The output of manufacturing sector declined 0.4%, while the electricity generation growth moderated to 5.1%% in November 2018. Further, the mining output growth also eased to 2.7% in November 2018.

Overseas, Asian shares were trading lower as investors kept a wary eye on looming Chinese trade data on increasing signs a slowdown in the world's second-biggest economy is dragging on global growth.

Wall Street dipped slightly on Friday, breaking a five-session rally, as energy shares declined and investors looked ahead to earnings season. The Dow Jones Industrial Average ended down 0.02% at 23,995.95 points, while the Nasdaq Composite dropped 0.21% to 6,971.48. The S&P 500 ended down 0.01% at 2,596.26.

Back home,key equity indices reversed early gains and ended lower for second straight session on Friday, led by weakness in TCS, Reliance Industries and Larsen & Toubro. A firmness in ITC supported the indices at lower levels. The Sensex fell 96.66 points or 0.27% to settle at 36,009.84, its lowest closing level since 8 January 2019. The Nifty 50 index fell 26.65 points or 0.25% to settle at 10,794.95, its lowest closing level since 7 January 2019.

The trading activity on that day showed that the foreign portfolio investors (FPIs) sold shares worth a net Rs 687.20 crore on Friday, 11 January 2019, as per provisional data released by the stock exchanges. Domestic institutional investors (DIIs) bought shares worth a net Rs 123.17 crore on Friday, 11 January 2019, as per provisional data.

Among stocks, shares of Infosys will be in focus after Q3 results. On a consolidated basis, Infosys' net profit fell 12.17% to Rs 3610 crore on 3.84% increase in revenues to Rs 21400 crore in Q3 December 2018 over Q2 September 2018. Operating profit was reported at Rs 4830 crore, a growth of 11.8% year-on-year and a decline of 1.3% quarter-on-quarter.

The company revised its FY2019 revenue guidance in constant currency upward to 8.5%-9.0%. It retained operating margin guidance at 22%-24%. The result was announced after market hours on Friday, 11 January 2019.

The company's board approved buyback of equity shares, from the open market route through the Indian stock exchanges, amounting to Rs 8260 crore (maximum buyback size) at a price not exceeding Rs 800 per share (maximum buyback price), subject to shareholders' approval by way of postal ballot. Further, the board also approved a special dividend of Rs 4 per share.

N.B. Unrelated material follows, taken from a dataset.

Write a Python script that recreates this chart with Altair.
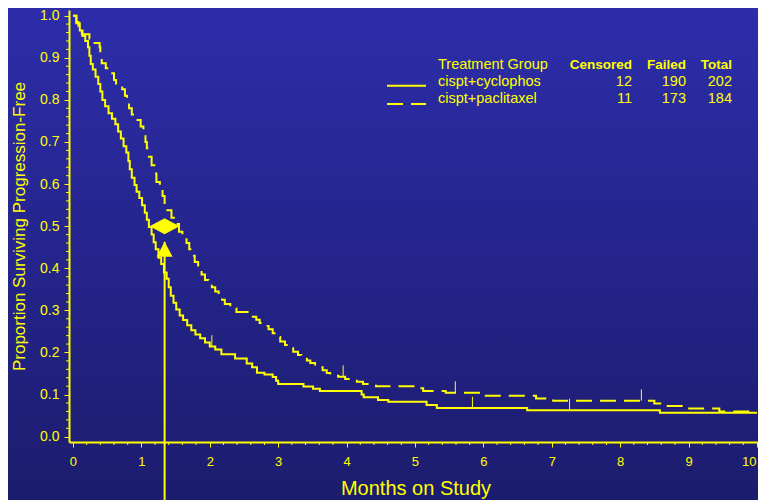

NTPC said it has decided to raise Rs 4,000 crore through private placement of secured non-convertible bonds in the nature of debentures at a coupon of 8.30% per annum with a door to door maturity of 10 years, on 15 January 2019. The proceeds will be utilized to finance capital expenditure/refinancing the debt requirement in on-going projects and other general corporate requirements. The bonds are proposed to be listed on both NSE & BSE. Security for these bonds will be duly created as per the requirements of and within the period of time prescribed under, the Companies Act and rules specified therein. The announcement was made after market hours on Friday, 11 January 2019.